The spring pandemic shutdown had a double-edged effect on the market for food. In most categories, consumption went up, around Europe and North America. But one product, ice cream, has suffered. In many places, it has continued to suffer even after the easing of restrictions. Why?

Ice cream’s predicament is even more striking when you compare it with what else was happening in people’s kitchens. Home confinement expanded time at people’s disposal. Many remembered a long-held desire to learn how to bake properly, including their own bread, and Instagram and Facebook were flooded with photos of their achievements. Home-made ice cream has featured much less.

The pandemic first struck in cold weather. Perhaps that explains everything. Not quite. Certainly, ice cream parlours were hit badly – but then they always do poorly in the winter months. Ice cream sales in supermarkets remained the same, however; indeed, they rose marginally.

Why were the kind of people experimenting with bread making not also giving ice cream a go? Why have ice cream parlours in many countries experienced difficulty even after the weather began to warm up?

It turns out that ice cream is a special food. It’s particularly hard hit because ice cream is where four of our cultural nerves meet: fake news, sourcing, social distancing and optimism.

Given the initial association of COVID-19 with cold weather, early fake news advised against eating ice cream. That lie was more prevalent in places like India than Europe, but it was prevalent enough that the World Health Organisation felt it had to set the record straight.

The production of ‘super premium’ ice cream has also been affected by problems with sourcing. If you’re going to boast of using Madagascar vanilla, or West African cocoa, then the spread of the pandemic in Africa is going to raise prices.

And ice cream is a very price-sensitive product. Even large companies face a stiff challenge from supermarket own-brands, with profits made on volumes sold.

But ice cream has been most hard hit when it’s the type sold by specialist parlours. Social distancing rules are difficult to meet for ice cream.

Soft serve will not survive home delivery. Most ice cream wouldn’t if the trip takes longer than 20 minutes. Even if it did, our ice cream preferences would wreak chaos on establishments taking orders.

Ice cream combinations exceed those of pizza by far. With just three flavours on offer, you have six different options. Beyond that, it’s dizzying. And how do you deal with hot fudge? Or caramel?

Simplification doesn’t help much. If an establishment decides that it will only deliver in tubs, most would need to invest in (expensive) family-sized containers.

But the major problem is another. Ice cream is unlike pizza in another key respect. Take-home pizza is a genuine pleasure. Pizza in front of the TV, the mozzarella stretching as you hold a slice in hand, in good company... arguably tastes better than it does at the pizzeria, even if the cardboard box imparted some of its flavour.

Ice cream is unlike any other food in its symbolism

The ice cream experience is different. Buying an ice cream begins with the desire that precedes it. It could be the hot chase after the tinkling van, so that by the time the cone is in your hands, anything tastes good, even one thin on butterfat and big on air.

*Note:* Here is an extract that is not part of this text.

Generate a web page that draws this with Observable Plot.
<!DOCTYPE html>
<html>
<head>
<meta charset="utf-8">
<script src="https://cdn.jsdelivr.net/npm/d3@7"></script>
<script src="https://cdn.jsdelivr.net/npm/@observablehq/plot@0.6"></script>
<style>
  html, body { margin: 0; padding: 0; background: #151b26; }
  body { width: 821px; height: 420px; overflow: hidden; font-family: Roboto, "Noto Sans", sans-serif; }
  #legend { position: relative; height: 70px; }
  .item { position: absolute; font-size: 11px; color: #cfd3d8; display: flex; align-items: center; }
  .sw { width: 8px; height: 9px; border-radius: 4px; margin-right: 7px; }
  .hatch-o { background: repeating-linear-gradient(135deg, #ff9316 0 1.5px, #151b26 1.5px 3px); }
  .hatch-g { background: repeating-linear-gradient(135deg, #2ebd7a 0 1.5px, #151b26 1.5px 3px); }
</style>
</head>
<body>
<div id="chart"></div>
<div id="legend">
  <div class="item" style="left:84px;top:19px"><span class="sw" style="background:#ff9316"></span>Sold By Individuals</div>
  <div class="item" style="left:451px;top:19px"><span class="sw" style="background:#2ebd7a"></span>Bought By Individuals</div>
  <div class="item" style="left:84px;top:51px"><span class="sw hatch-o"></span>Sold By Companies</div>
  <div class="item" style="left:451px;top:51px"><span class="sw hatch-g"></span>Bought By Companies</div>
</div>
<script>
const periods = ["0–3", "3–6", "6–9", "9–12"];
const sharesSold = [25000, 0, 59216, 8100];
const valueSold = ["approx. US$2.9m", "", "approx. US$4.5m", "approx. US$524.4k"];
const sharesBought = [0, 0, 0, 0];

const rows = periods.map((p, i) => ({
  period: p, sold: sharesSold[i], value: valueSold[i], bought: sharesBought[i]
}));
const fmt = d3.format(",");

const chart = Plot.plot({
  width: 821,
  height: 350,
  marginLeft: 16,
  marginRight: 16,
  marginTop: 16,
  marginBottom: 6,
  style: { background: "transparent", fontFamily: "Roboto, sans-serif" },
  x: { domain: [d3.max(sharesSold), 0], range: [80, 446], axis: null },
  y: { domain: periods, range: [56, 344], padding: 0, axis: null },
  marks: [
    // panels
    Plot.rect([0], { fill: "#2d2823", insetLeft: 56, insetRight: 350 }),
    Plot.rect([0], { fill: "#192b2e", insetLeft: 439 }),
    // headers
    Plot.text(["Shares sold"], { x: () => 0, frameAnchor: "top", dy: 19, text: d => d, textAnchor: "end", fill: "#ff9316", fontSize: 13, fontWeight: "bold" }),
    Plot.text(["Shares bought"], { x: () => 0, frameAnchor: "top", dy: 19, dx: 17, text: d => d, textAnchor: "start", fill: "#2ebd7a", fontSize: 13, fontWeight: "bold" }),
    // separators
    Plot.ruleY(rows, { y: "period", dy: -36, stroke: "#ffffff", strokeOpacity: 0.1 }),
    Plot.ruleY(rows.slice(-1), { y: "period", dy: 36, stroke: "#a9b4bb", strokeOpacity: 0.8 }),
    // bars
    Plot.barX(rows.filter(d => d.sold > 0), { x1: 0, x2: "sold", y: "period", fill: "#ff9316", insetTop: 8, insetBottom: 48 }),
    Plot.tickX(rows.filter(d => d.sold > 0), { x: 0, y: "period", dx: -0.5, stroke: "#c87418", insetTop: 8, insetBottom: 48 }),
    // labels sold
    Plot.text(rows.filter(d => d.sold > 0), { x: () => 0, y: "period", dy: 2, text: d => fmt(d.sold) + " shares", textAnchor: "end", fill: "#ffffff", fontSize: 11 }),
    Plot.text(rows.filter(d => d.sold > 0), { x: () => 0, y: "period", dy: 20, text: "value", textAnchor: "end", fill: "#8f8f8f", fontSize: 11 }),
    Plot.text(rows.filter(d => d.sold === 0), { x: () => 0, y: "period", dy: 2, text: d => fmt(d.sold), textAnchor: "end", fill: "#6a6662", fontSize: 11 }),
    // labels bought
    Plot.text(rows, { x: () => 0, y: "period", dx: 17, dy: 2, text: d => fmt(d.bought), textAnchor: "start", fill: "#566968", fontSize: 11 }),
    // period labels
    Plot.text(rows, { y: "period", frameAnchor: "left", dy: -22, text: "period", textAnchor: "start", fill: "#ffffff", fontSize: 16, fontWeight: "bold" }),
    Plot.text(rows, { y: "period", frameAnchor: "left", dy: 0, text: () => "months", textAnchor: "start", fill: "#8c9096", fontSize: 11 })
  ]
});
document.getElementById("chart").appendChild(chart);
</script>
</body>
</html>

If you’re in a gelateria, then the experience begins with staring longingly at all the flavours – never the same as reading them off the menu. It’s about looking at the expert assemblage of the ice cream in the cone, with the nuts and the fudge, and the years of experience you bring to the delicate operation of eating it slowly but deliberately, licking it into shape, so that not a drop is wasted.

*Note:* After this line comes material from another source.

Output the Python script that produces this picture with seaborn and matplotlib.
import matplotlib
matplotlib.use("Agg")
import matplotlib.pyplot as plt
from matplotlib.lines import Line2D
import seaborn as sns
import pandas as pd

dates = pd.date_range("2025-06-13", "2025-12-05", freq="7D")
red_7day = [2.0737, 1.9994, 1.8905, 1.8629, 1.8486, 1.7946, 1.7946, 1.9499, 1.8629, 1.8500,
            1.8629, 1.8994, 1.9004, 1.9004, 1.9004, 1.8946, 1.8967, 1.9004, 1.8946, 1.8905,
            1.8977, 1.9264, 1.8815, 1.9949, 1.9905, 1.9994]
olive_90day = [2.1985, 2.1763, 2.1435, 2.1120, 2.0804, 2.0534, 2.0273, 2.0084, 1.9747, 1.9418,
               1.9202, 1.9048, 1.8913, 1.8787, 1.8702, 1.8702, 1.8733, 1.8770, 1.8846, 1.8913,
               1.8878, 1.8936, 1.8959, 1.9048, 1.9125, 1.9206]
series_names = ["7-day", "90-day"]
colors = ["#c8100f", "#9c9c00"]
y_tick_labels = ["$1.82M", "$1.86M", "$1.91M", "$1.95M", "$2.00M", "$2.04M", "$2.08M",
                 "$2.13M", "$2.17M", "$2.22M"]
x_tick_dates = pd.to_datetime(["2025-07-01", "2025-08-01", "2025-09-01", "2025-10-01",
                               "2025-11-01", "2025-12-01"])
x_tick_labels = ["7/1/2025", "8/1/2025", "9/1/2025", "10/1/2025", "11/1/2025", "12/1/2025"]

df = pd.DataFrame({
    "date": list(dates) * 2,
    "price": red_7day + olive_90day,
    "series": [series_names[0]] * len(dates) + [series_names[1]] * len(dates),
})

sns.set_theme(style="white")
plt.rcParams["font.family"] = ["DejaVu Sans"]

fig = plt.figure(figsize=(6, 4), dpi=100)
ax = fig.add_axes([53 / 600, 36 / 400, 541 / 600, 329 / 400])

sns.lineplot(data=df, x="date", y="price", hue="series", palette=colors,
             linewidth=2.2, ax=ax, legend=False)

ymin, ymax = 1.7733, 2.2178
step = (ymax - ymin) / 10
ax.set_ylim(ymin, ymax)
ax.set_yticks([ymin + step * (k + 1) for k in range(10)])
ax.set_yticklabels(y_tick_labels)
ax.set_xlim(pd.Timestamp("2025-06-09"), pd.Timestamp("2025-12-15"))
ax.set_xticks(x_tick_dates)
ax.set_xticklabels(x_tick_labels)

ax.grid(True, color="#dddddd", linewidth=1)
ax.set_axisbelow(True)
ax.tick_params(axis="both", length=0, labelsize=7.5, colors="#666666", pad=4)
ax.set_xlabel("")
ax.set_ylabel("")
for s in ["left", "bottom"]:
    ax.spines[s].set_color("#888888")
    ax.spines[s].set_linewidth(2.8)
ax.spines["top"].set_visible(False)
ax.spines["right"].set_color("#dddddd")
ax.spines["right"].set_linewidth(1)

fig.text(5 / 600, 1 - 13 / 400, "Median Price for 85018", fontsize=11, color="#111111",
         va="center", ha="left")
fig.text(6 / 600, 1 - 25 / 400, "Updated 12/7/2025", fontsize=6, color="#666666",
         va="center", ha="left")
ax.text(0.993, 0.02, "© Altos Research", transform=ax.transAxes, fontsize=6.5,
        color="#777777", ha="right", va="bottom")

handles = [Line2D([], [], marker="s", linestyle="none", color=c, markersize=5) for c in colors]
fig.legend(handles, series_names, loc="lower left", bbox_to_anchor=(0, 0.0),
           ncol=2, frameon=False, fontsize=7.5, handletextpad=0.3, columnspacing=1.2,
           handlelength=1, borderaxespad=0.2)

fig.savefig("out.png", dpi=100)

Ice cream is unlike any other food in its symbolism. If you eat any other food while walking in the street, it means you’re in an unseemly hurry. Ice cream, however, was made to be eaten on promenades. To eat an ice cream while walking is the very symbol of leisure.

All this experience is severely curtailed by the social distancing rules. Ice cream queues are not new. But the queues we’re used to are those where we all press against the display glass, craning necks for sneak peeks. Now, with many parlours, only one set of clients is permitted at any one time, and they have to rush, since others are waiting behind them.

That kills the spontaneity of “Let’s have an ice cream”. It gives some people enough time for second thoughts about their waistline, and a rationale for parents struggling with insistent children.

Above all, it strangles the spirt of ice cream. “I’ll eat this before the sun melts it.” “I’ll eat this and won’t get fat.” Ice cream is optimism: a taste of a smooth, soothing world, tailored to our personal tastes.

Its chew – stretchiness – is like a lingering kiss that never disappoints. Even the most sophisticated artisanal ice cream brings back fuzzy memories of childhood. When, before the pine-cone ice cream served at the latest fashionable ice cream, had you tasted pine cones – if not the time when you surreptitiously licked one before your father’s back?

It’s this experience – of spontaneity, nostalgia, adventure – that has had a stake driven through its heart by the pandemic. By killing off optimism, and introducing a wariness towards anything around us, COVID-19 has changed our relationship to ice cream.

No wonder it took two enterprising Italians in Milan to come up with a rejoinder: a special COVID gelato called, La Cura. Sales, as they say, have gone viral.